Le Centre Nihtaauchin de Chisasibi pour la durabilité explore différentes avenues pour assurer l’autonomie et la sécurité alimentaires de la communauté, mariant traditions et approches contemporaines.
« Nihtaauchin signifie pousser, explique le président de l’organisme sans but lucratif, Gabriel Snowboy. Pas seulement pour une plante, mais pour une personne, une communauté. C’est un très bon mot pour ce qu’on essaie de faire. »
Nihtaauchin s’est incorporé en 2018, mais a débuté en 2014 avec le Centre d’affaires de Chisasibi, avec lequel il entretient toujours une étroite collaboration. Au fil du temps, il a aussi établi des partenariats, pour la formation notamment, avec le Centre d’innovation sociale en agriculture du Cégep de Victoriaville, l’Institut de développement durable des Premières Nations du Québec et du Labrador et même aux Territoires du Nord-Ouest, le Northern Farm Training Institute.

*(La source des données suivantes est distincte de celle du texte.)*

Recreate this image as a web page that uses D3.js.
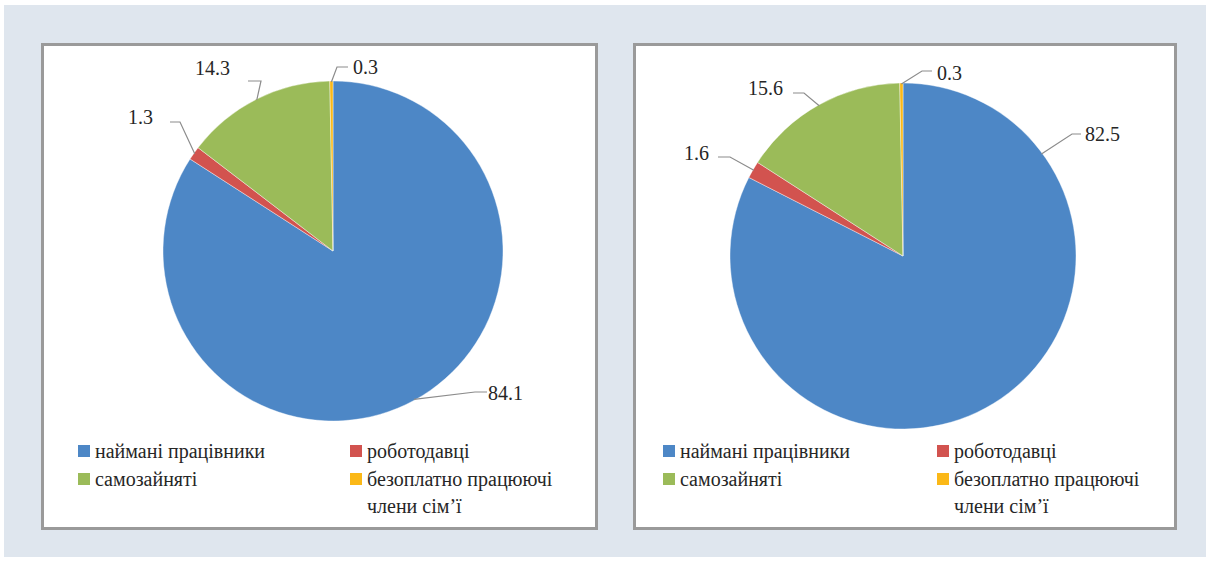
<!DOCTYPE html>
<html>
<head>
<meta charset="utf-8">
<script src="https://cdn.jsdelivr.net/npm/d3@7"></script>
</head>
<body style="margin:0">
<svg id="chart" width="1210" height="561" style="display:block"></svg>
<script>
// Employment structure by status (%), two periods
const categories = ["наймані працівники", "роботодавці", "самозайняті", "безоплатно працюючі члени сім’ї"];
const valuesA = [84.1, 1.3, 14.3, 0.3];
const valuesB = [82.5, 1.6, 15.6, 0.3];
const colors = ["#4d87c6", "#d2534f", "#9bbb59", "#fbb817"];

const FONT = `"Liberation Serif", monospace`;
const svg = d3.select("#chart");

svg.append("rect").attr("x", 4).attr("y", 5).attr("width", 1202).attr("height", 552).attr("fill", "#dfe6ee");

// Panel layout. Each value label: text position (tx, ty, anchor side),
// leader elbow (ex, ey) and end (lx, ly), all relative to the pie center;
// optional anchor angle (deg) on the rim, otherwise the slice mid-angle.
const panels = [
  { values: valuesA, x: 41, y: 43, w: 557, h: 487, cx: 333, cy: 251, r: 170,
    legendX: [78, 350],
    labels: [
      { tx: 155, ty: 142, side: "l", lx: 154, ly: 141, ex: 142, ey: 141 },
      { tx: -180, ty: -134, side: "r", lx: -163, ly: -129, ex: -153, ey: -129 },
      { tx: -103, ty: -183, side: "r", lx: -85, ly: -170, ex: -72, ey: -170 },
      { tx: 20, ty: -184, side: "l", lx: 15, ly: -184, ex: 4, ey: -184 } ] },
  { values: valuesB, x: 633, y: 43, w: 544, h: 487, cx: 903, cy: 256, r: 173,
    legendX: [663, 937],
    labels: [
      { tx: 182, ty: -122, side: "l", lx: 178, ly: -122, ex: 169, ey: -122, angle: 53.6 },
      { tx: -194, ty: -103, side: "r", lx: -185, ly: -99, ex: -173, ey: -99 },
      { tx: -120, ty: -168, side: "r", lx: -110, ly: -163, ex: -99, ey: -163 },
      { tx: 34, ty: -183, side: "l", lx: 29, ly: -185, ex: 19, ey: -185 } ] }
];

panels.forEach(p => {
  const g = svg.append("g");
  // panel frame
  g.append("rect").attr("x", p.x + 1.5).attr("y", p.y + 1.5)
    .attr("width", p.w - 3).attr("height", p.h - 3)
    .attr("fill", "#ffffff").attr("stroke", "#9a9a9a").attr("stroke-width", 3);

  const pie = d3.pie().sort(null).value(d => d)(p.values);
  const arc = d3.arc().innerRadius(0).outerRadius(p.r);
  const pg = g.append("g").attr("transform", `translate(${p.cx},${p.cy})`);

  pg.selectAll("path").data(pie).join("path")
    .attr("d", arc)
    .attr("fill", (d, i) => colors[i])
    .attr("stroke", "#ffffff").attr("stroke-width", 0.4);

  // leader lines and value labels
  pie.forEach((d, i) => {
    const L = p.labels[i];
    const a = L.angle !== undefined ? L.angle * Math.PI / 180 : (d.startAngle + d.endAngle) / 2;
    const ax = Math.sin(a) * (p.r - 1), ay = -Math.cos(a) * (p.r - 1);
    pg.append("polyline")
      .attr("points", `${ax},${ay} ${L.ex},${L.ey} ${L.lx},${L.ly}`)
      .attr("fill", "none").attr("stroke", "#8c8c8c").attr("stroke-width", 1.2);
    svg.append("text")
      .attr("x", p.cx + L.tx)
      .attr("y", p.cy + L.ty + 7)
      .attr("text-anchor", L.side === "l" ? "start" : "end")
      .style("font-family", FONT).style("font-size", "20px")
      .style("fill", "#262626")
      .text(d3.format(".1f")(d.data));
  });

  // legend: two columns
  const rows = [451, 479];
  categories.forEach((c, i) => {
    const col = i % 2, row = Math.floor(i / 2);
    const lx = p.legendX[col], ly = rows[row];
    g.append("rect").attr("x", lx).attr("y", ly - 6).attr("width", 12).attr("height", 12)
      .attr("fill", colors[i]);
    const lines = i === 3 ? ["безоплатно працюючі", "члени сім’ї"] : [c];
    lines.forEach((s, k) => {
      svg.append("text").attr("x", lx + 17).attr("y", ly + k * 27 + 7)
        .style("font-family", FONT).style("font-size", "20px")
        .style("fill", "#262626").text(s);
    });
  });
});
</script>
</body>
</html>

Contre l’insécurité alimentaire
Du jardinage au compostage en passant par la fabrication de serres la sensibilisation et la nutrition, Nihtaauchin échafaude une série d’initiatives pour pallier au prix exorbitant des denrées alimentaires et à l’incapacité des activités traditionnelles de subsistance à nourrir l’ensemble de la population, en raison des dommages créés par l’érection d’un barrage sur la Grande Rivière.
Ce barrage a eu des impacts sur la population de castor et sur la végétation qui nourrit les oies sauvages, a expliqué Gabriel Snowboy le 24 février dernier, alors qu’il était l’hôte d’un des diners-conférences autochtones de l’Université du Québec en Abitibi-Témiscamingue.
D’ailleurs un de projets de Nihtaauchin vise l’observation et la restauration de la Grande.
La place des ainés
« Les ainés ne considèrent pas que l’agriculture est une activité traditionnelle, rapporte M. Snowboy, mais j’essaie qu’ils la voient comme quelque chose qui respecte la terre et qui permet d’en apprendre plus sur elle. »
Sur l’ile de Fort George, où résidaient traditionnellement les Cris de Chisasibi, étaient situés deux pensionnats indiens. « lls avaient un ferme, des champs et de petites serres, rappelle la chercheuse Iona Radu, associée à Nihtaauchin et participante à la conférence du 24 février. […] Les chercheurs locaux impliqués dans la conception du projet étaient très curieux des activités passées de Fort George. Les ainés ont été interrogés sur le début de l’agriculture, quel type de plantes et de bétail on y trouvait, quelles ont été les expériences des habitants de Chisasibi qui ont travaillé dans ces jardins. »
Un projet pilote
Associé à ce savoir, un projet pilote de production de patates et d’échalotes à Fort George est concentré dans un premier temps dans deux superficies de respectivement 26 et 13 mètres carrés. L’objectif, à plus long terme, est la production annuelle de 63 000 livres de patates. Le processus a été documenté avec notamment des entrevues avec les ainés, concernant l’impact de l’agriculture sur leur diète.
Ils ont construit leur propre serre, dans la perspective d’une transmission de savoirs aux plus jeunes générations et d’un rapprochement avec celles-ci. Cette orientation est très importante dans la philosophie de l’organisme.
Une serre
La mise sur pied d’une grande serre à Chisasibi, dans un contexte d’économie sociale, est un des projets majeurs de Nihtaauchin.
« Initialement, observe Mme Radu, selon l’étude de faisabilité, ça devait commencer en 2020. Mais avec la pandémie, tout a fermé, même la demande de financement a été mise sur pause. »
Selon M. Snowboy, la construction de la serre devrait commencer cette année.
Les deux principaux défis de Nihtaauchin, observent M. Snowboy et Mme Radu, en regard de l’ensemble de ses projets, sont d’avoir accès aux nouvelles technologie vertes et de construire les aptitudes locales par la conscientisation et la formation.
« On savait qu’il y aurait beaucoup de défis, c’est pour ça qu’on a commencé petit », de dire Gabriel Snowboy.
Vers un programme de formation
Un sondage a d’ailleurs été effectué en vue de l’éventuelle création d’un programme de formation agricole. Les personnes ont été sondées sur leurs modes pédagogiques favoris, leurs habitudes alimentaires, etc.
Selon différentes sources de statistiques, l’insécurité alimentaire est beaucoup plus répandue chez les Autochtones que chez la population canadienne en général; le phénomène est particulièrement fort dans le Nord.